>>>
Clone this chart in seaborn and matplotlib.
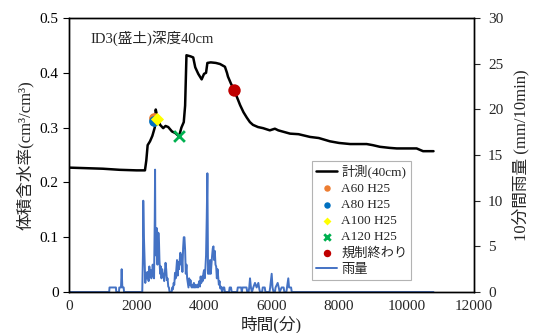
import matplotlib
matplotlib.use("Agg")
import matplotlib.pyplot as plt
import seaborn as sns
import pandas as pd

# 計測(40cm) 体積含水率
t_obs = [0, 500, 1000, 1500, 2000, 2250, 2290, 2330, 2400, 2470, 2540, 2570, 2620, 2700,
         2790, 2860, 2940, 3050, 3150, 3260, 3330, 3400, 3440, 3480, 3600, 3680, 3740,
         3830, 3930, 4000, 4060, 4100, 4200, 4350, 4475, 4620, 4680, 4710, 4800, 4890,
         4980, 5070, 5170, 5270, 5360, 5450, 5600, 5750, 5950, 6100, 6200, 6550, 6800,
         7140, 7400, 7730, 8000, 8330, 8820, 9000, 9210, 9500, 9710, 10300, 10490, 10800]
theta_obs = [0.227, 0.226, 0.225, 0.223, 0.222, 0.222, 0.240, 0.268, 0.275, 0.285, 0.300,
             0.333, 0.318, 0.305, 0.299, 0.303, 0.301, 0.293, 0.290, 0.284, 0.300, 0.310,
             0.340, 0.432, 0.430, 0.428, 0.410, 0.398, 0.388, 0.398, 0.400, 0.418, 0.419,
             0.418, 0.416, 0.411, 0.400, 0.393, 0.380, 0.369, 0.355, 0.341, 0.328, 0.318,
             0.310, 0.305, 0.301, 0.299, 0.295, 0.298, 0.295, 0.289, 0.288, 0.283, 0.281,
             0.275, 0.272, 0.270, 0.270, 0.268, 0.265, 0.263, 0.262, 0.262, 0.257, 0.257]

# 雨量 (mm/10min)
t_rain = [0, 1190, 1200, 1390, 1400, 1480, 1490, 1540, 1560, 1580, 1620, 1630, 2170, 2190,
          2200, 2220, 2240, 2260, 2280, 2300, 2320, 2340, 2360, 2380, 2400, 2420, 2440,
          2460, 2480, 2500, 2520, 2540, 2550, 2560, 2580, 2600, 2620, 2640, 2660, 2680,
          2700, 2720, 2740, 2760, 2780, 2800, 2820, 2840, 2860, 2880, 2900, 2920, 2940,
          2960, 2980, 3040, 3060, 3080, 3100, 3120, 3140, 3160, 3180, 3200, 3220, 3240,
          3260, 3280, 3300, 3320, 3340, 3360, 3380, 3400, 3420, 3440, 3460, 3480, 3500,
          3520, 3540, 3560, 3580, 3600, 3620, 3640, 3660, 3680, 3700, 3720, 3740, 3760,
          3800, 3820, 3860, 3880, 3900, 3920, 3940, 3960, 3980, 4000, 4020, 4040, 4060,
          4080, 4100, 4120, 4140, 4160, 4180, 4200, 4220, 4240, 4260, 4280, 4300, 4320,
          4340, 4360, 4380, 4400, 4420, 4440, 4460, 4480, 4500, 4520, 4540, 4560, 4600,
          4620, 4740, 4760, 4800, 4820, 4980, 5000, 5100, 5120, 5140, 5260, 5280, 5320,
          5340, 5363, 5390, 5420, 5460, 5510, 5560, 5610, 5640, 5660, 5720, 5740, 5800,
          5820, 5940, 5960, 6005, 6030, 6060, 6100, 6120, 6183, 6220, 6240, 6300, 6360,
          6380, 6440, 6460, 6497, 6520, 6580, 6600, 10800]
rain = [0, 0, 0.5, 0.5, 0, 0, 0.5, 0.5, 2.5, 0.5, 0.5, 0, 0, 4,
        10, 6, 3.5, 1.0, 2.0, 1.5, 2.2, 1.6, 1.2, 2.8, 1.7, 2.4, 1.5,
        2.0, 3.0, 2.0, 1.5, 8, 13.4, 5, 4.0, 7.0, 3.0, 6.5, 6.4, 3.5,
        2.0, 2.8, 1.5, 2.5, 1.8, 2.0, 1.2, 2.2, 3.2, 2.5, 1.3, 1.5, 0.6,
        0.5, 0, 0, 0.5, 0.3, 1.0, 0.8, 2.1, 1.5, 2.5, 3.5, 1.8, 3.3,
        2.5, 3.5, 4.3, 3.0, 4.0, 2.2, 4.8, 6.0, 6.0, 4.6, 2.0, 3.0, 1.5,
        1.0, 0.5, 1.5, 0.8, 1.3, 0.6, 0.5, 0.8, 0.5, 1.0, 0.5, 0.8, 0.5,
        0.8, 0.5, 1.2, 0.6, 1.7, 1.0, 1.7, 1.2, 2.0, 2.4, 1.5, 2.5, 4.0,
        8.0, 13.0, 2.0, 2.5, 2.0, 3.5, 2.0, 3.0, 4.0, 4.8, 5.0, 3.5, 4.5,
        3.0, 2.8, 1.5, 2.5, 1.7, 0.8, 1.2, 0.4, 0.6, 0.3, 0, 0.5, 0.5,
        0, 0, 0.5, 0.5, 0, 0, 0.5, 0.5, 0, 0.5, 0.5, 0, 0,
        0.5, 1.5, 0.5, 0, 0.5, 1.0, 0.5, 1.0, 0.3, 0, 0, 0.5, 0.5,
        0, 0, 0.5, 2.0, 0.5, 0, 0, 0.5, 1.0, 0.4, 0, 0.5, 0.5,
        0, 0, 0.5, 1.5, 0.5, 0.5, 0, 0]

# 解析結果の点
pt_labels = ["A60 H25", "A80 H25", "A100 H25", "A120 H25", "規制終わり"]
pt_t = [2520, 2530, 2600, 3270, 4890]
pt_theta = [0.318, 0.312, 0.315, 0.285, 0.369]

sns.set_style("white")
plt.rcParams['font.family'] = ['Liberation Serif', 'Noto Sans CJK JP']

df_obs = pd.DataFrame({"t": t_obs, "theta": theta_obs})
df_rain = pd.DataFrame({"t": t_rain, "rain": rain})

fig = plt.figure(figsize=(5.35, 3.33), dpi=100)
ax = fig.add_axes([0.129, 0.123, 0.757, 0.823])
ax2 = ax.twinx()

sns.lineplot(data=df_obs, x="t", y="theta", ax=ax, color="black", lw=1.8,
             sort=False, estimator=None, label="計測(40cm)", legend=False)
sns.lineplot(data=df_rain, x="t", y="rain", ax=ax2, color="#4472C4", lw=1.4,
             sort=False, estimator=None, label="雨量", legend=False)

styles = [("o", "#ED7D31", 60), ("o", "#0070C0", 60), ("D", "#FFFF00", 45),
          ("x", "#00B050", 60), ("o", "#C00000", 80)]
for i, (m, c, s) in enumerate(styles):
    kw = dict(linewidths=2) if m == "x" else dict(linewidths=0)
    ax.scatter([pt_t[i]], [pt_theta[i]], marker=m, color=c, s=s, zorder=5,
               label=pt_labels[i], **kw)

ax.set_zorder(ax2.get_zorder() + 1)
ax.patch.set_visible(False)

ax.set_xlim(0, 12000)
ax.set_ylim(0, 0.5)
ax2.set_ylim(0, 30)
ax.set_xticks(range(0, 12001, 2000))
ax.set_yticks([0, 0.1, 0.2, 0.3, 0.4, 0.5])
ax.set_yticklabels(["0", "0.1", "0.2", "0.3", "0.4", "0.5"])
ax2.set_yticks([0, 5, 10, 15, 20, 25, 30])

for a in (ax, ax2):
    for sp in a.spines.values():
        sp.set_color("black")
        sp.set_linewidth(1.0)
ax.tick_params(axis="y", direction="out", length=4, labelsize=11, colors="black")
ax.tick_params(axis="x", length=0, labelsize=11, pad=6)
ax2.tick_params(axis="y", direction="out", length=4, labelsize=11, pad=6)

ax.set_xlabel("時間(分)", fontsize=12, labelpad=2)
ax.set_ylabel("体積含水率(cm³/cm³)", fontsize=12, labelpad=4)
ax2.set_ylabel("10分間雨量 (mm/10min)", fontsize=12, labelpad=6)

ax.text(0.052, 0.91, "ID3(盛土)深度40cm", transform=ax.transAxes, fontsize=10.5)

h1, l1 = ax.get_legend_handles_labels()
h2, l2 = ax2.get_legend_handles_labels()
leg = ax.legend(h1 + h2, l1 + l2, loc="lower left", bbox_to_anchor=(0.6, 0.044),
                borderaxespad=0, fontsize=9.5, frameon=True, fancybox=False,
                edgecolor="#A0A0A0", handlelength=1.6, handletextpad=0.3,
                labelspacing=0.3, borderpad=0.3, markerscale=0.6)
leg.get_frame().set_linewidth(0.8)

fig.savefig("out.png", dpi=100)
<<<
* **What you will do**
Write out an exact copy of the listing, first line through the line containing "import pandas as pd", with the pictures left out.

* **Result for this exercise**
Clone this chart in seaborn and matplotlib.
import matplotlib
matplotlib.use("Agg")
import matplotlib.pyplot as plt
import seaborn as sns
import pandas as pd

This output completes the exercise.